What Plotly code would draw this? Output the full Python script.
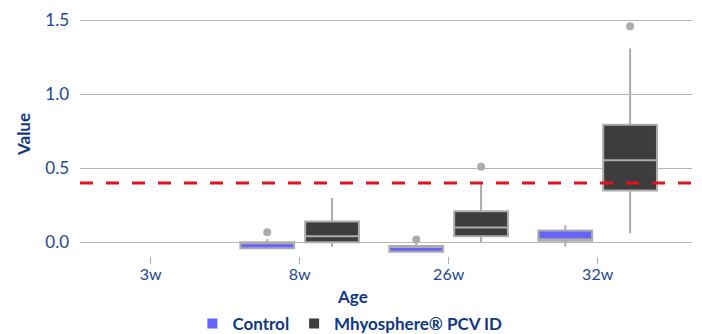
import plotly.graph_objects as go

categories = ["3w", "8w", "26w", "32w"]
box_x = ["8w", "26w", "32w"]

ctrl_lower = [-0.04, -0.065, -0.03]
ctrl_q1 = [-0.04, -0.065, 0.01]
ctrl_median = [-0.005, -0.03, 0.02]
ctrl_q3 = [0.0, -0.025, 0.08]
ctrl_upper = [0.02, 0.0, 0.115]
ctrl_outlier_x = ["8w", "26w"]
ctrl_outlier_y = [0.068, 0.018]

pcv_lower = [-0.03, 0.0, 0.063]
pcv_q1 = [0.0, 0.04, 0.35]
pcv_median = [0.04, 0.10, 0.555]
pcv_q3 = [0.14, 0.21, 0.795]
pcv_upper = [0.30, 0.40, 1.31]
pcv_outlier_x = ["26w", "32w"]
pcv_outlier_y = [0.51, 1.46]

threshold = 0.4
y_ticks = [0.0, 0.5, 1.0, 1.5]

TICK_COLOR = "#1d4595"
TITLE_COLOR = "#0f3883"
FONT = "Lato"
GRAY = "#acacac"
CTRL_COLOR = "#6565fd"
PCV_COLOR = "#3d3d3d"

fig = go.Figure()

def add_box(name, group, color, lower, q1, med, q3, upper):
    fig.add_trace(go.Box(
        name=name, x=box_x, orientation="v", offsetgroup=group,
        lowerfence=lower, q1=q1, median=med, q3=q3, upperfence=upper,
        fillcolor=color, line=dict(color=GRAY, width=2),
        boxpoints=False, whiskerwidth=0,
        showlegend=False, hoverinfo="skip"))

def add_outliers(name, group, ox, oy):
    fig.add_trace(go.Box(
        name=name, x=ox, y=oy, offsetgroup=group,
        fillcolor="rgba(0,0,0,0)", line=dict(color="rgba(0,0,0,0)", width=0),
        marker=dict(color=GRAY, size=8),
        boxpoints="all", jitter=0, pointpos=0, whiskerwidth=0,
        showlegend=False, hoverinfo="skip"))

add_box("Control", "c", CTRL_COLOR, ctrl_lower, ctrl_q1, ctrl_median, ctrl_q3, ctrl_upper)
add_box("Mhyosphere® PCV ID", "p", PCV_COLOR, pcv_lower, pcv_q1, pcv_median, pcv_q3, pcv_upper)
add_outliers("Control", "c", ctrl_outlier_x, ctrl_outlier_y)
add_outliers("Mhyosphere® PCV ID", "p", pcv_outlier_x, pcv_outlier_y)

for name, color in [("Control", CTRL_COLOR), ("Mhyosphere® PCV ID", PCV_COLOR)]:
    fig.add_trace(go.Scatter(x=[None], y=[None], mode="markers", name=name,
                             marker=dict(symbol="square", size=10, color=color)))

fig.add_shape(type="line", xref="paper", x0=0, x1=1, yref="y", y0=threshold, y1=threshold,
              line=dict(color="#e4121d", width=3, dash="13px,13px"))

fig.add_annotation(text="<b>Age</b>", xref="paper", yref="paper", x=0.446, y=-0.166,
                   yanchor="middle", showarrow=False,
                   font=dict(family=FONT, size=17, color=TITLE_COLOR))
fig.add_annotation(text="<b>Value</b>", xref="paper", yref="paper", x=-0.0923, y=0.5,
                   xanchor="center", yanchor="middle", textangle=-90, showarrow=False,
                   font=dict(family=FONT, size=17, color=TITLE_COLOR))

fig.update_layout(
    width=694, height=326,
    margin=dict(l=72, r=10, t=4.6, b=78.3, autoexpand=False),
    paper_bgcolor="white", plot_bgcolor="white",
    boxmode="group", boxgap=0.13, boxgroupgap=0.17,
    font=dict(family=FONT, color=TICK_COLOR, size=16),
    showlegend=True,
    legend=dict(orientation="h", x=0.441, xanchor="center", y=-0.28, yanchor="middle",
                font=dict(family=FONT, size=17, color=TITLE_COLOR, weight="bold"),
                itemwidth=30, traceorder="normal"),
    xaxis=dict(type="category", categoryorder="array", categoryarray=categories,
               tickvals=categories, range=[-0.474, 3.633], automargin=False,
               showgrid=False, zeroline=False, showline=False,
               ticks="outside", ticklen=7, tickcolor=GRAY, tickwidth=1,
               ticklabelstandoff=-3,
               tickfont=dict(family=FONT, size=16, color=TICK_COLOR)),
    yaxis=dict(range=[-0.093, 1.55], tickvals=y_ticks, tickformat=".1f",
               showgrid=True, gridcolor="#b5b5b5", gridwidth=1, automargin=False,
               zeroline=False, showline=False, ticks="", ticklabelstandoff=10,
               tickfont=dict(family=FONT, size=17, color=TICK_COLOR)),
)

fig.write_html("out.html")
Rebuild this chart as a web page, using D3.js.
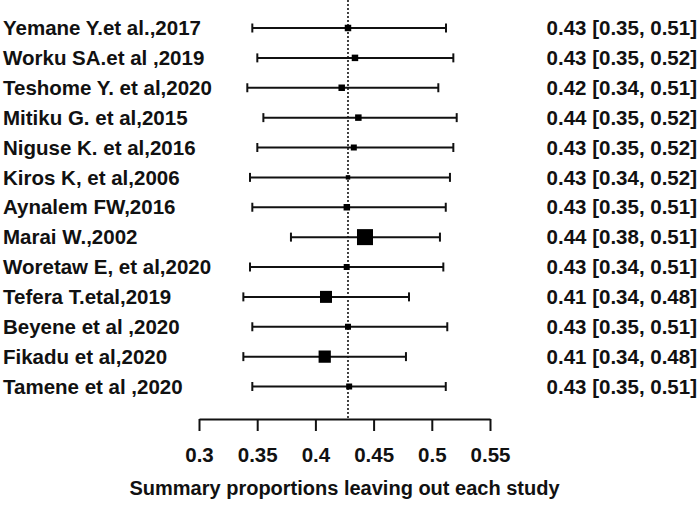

» **STATED EXERCISE**
Wherever the string "this" appears in the entries above, list that line.

» **RESPONSE TO THE EXERCISE**
What Plotly code would draw this? Output the full Python script.
Rebuild this chart as a web page, using D3.js.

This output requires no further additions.